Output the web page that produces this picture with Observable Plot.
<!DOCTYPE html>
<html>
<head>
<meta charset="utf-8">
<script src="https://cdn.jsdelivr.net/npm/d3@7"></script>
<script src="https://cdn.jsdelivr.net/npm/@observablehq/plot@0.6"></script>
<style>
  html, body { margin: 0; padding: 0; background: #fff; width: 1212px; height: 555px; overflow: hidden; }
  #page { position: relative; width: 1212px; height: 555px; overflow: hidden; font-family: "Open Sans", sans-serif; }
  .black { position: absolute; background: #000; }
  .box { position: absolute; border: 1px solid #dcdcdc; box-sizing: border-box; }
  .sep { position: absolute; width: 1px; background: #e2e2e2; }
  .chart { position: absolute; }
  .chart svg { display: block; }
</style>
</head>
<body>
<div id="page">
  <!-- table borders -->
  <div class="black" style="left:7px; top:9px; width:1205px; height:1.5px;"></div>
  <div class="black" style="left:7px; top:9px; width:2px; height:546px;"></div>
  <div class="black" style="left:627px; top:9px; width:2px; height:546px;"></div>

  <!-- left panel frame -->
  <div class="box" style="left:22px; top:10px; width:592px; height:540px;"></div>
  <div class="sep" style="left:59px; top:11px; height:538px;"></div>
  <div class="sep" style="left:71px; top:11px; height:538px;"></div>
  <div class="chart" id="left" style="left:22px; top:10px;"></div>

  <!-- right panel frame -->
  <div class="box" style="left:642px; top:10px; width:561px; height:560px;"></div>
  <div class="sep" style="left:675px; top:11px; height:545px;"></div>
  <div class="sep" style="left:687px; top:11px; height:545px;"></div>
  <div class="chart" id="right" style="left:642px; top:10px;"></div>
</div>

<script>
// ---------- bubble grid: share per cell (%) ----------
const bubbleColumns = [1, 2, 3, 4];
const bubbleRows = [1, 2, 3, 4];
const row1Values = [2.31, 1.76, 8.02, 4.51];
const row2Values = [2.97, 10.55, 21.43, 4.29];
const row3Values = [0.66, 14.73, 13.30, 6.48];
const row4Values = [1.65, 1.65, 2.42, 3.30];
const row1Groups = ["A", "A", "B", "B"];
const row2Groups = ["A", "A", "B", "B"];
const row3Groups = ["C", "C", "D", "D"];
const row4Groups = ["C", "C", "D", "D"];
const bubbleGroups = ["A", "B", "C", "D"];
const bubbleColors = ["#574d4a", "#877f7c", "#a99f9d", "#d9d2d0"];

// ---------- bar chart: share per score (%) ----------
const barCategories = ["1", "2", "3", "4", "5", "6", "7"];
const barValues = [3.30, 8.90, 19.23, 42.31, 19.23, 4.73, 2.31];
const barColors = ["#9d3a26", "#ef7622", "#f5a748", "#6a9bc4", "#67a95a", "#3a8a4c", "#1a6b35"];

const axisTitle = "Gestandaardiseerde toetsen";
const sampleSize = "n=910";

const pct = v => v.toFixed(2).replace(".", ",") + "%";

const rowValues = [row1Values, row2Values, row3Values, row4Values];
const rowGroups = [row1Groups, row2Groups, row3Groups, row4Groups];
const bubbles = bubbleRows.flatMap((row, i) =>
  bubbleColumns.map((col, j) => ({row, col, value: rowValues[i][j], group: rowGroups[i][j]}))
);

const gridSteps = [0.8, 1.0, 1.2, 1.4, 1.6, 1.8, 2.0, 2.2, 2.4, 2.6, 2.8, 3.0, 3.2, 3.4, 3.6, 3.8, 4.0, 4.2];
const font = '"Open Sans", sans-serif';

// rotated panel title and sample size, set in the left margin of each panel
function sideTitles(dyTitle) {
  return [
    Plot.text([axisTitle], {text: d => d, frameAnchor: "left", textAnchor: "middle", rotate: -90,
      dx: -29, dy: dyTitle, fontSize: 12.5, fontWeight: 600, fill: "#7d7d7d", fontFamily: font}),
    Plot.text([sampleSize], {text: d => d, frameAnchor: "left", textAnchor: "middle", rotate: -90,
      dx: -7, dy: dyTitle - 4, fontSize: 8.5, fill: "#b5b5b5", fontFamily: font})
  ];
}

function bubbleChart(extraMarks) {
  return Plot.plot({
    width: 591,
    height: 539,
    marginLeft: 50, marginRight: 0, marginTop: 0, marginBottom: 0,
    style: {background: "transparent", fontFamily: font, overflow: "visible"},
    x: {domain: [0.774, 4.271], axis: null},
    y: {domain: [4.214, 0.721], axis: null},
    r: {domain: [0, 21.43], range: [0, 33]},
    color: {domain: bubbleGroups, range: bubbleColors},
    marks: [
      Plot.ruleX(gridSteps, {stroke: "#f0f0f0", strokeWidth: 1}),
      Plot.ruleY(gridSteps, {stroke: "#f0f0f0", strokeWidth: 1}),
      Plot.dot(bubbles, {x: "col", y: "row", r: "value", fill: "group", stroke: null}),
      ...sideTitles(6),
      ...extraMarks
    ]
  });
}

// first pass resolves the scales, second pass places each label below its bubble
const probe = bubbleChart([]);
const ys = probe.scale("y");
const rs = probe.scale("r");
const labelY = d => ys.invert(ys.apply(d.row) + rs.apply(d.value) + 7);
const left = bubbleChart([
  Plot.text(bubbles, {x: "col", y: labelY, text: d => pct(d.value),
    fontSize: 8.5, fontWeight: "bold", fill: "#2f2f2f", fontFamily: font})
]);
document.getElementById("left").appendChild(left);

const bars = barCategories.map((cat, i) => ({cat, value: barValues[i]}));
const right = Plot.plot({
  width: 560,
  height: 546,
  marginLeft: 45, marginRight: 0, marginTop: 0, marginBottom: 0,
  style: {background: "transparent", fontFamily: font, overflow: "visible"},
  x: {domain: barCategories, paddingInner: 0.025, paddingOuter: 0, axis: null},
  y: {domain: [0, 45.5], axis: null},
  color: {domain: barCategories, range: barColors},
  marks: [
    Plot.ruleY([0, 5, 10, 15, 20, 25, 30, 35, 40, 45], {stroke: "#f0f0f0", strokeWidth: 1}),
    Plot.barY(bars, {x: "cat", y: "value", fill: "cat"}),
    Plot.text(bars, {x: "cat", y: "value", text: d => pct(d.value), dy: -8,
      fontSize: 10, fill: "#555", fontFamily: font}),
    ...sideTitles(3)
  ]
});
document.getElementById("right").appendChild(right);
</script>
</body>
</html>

**WHAT YOU SHOULD DO:** Using the data above, reproduce every line exactly.

**FULL ANSWER:**
Output the web page that produces this picture with Observable Plot.
<!DOCTYPE html>
<html>
<head>
<meta charset="utf-8">
<script src="https://cdn.jsdelivr.net/npm/d3@7"></script>
<script src="https://cdn.jsdelivr.net/npm/@observablehq/plot@0.6"></script>
<style>
  html, body { margin: 0; padding: 0; background: #fff; width: 1212px; height: 555px; overflow: hidden; }
  #page { position: relative; width: 1212px; height: 555px; overflow: hidden; font-family: "Open Sans", sans-serif; }
  .black { position: absolute; background: #000; }
  .box { position: absolute; border: 1px solid #dcdcdc; box-sizing: border-box; }
  .sep { position: absolute; width: 1px; background: #e2e2e2; }
  .chart { position: absolute; }
  .chart svg { display: block; }
</style>
</head>
<body>
<div id="page">
  <!-- table borders -->
  <div class="black" style="left:7px; top:9px; width:1205px; height:1.5px;"></div>
  <div class="black" style="left:7px; top:9px; width:2px; height:546px;"></div>
  <div class="black" style="left:627px; top:9px; width:2px; height:546px;"></div>

  <!-- left panel frame -->
  <div class="box" style="left:22px; top:10px; width:592px; height:540px;"></div>
  <div class="sep" style="left:59px; top:11px; height:538px;"></div>
  <div class="sep" style="left:71px; top:11px; height:538px;"></div>
  <div class="chart" id="left" style="left:22px; top:10px;"></div>

  <!-- right panel frame -->
  <div class="box" style="left:642px; top:10px; width:561px; height:560px;"></div>
  <div class="sep" style="left:675px; top:11px; height:545px;"></div>
  <div class="sep" style="left:687px; top:11px; height:545px;"></div>
  <div class="chart" id="right" style="left:642px; top:10px;"></div>
</div>

<script>
// ---------- bubble grid: share per cell (%) ----------
const bubbleColumns = [1, 2, 3, 4];
const bubbleRows = [1, 2, 3, 4];
const row1Values = [2.31, 1.76, 8.02, 4.51];
const row2Values = [2.97, 10.55, 21.43, 4.29];
const row3Values = [0.66, 14.73, 13.30, 6.48];
const row4Values = [1.65, 1.65, 2.42, 3.30];
const row1Groups = ["A", "A", "B", "B"];
const row2Groups = ["A", "A", "B", "B"];
const row3Groups = ["C", "C", "D", "D"];
const row4Groups = ["C", "C", "D", "D"];
const bubbleGroups = ["A", "B", "C", "D"];
const bubbleColors = ["#574d4a", "#877f7c", "#a99f9d", "#d9d2d0"];

// ---------- bar chart: share per score (%) ----------
const barCategories = ["1", "2", "3", "4", "5", "6", "7"];
const barValues = [3.30, 8.90, 19.23, 42.31, 19.23, 4.73, 2.31];
const barColors = ["#9d3a26", "#ef7622", "#f5a748", "#6a9bc4", "#67a95a", "#3a8a4c", "#1a6b35"];

const axisTitle = "Gestandaardiseerde toetsen";
const sampleSize = "n=910";

const pct = v => v.toFixed(2).replace(".", ",") + "%";

const rowValues = [row1Values, row2Values, row3Values, row4Values];
const rowGroups = [row1Groups, row2Groups, row3Groups, row4Groups];
const bubbles = bubbleRows.flatMap((row, i) =>
  bubbleColumns.map((col, j) => ({row, col, value: rowValues[i][j], group: rowGroups[i][j]}))
);

const gridSteps = [0.8, 1.0, 1.2, 1.4, 1.6, 1.8, 2.0, 2.2, 2.4, 2.6, 2.8, 3.0, 3.2, 3.4, 3.6, 3.8, 4.0, 4.2];
const font = '"Open Sans", sans-serif';

// rotated panel title and sample size, set in the left margin of each panel
function sideTitles(dyTitle) {
  return [
    Plot.text([axisTitle], {text: d => d, frameAnchor: "left", textAnchor: "middle", rotate: -90,
      dx: -29, dy: dyTitle, fontSize: 12.5, fontWeight: 600, fill: "#7d7d7d", fontFamily: font}),
    Plot.text([sampleSize], {text: d => d, frameAnchor: "left", textAnchor: "middle", rotate: -90,
      dx: -7, dy: dyTitle - 4, fontSize: 8.5, fill: "#b5b5b5", fontFamily: font})
  ];
}

function bubbleChart(extraMarks) {
  return Plot.plot({
    width: 591,
    height: 539,
    marginLeft: 50, marginRight: 0, marginTop: 0, marginBottom: 0,
    style: {background: "transparent", fontFamily: font, overflow: "visible"},
    x: {domain: [0.774, 4.271], axis: null},
    y: {domain: [4.214, 0.721], axis: null},
    r: {domain: [0, 21.43], range: [0, 33]},
    color: {domain: bubbleGroups, range: bubbleColors},
    marks: [
      Plot.ruleX(gridSteps, {stroke: "#f0f0f0", strokeWidth: 1}),
      Plot.ruleY(gridSteps, {stroke: "#f0f0f0", strokeWidth: 1}),
      Plot.dot(bubbles, {x: "col", y: "row", r: "value", fill: "group", stroke: null}),
      ...sideTitles(6),
      ...extraMarks
    ]
  });
}

// first pass resolves the scales, second pass places each label below its bubble
const probe = bubbleChart([]);
const ys = probe.scale("y");
const rs = probe.scale("r");
const labelY = d => ys.invert(ys.apply(d.row) + rs.apply(d.value) + 7);
const left = bubbleChart([
  Plot.text(bubbles, {x: "col", y: labelY, text: d => pct(d.value),
    fontSize: 8.5, fontWeight: "bold", fill: "#2f2f2f", fontFamily: font})
]);
document.getElementById("left").appendChild(left);

const bars = barCategories.map((cat, i) => ({cat, value: barValues[i]}));
const right = Plot.plot({
  width: 560,
  height: 546,
  marginLeft: 45, marginRight: 0, marginTop: 0, marginBottom: 0,
  style: {background: "transparent", fontFamily: font, overflow: "visible"},
  x: {domain: barCategories, paddingInner: 0.025, paddingOuter: 0, axis: null},
  y: {domain: [0, 45.5], axis: null},
  color: {domain: barCategories, range: barColors},
  marks: [
    Plot.ruleY([0, 5, 10, 15, 20, 25, 30, 35, 40, 45], {stroke: "#f0f0f0", strokeWidth: 1}),
    Plot.barY(bars, {x: "cat", y: "value", fill: "cat"}),
    Plot.text(bars, {x: "cat", y: "value", text: d => pct(d.value), dy: -8,
      fontSize: 10, fill: "#555", fontFamily: font}),
    ...sideTitles(3)
  ]
});
document.getElementById("right").appendChild(right);
</script>
</body>
</html>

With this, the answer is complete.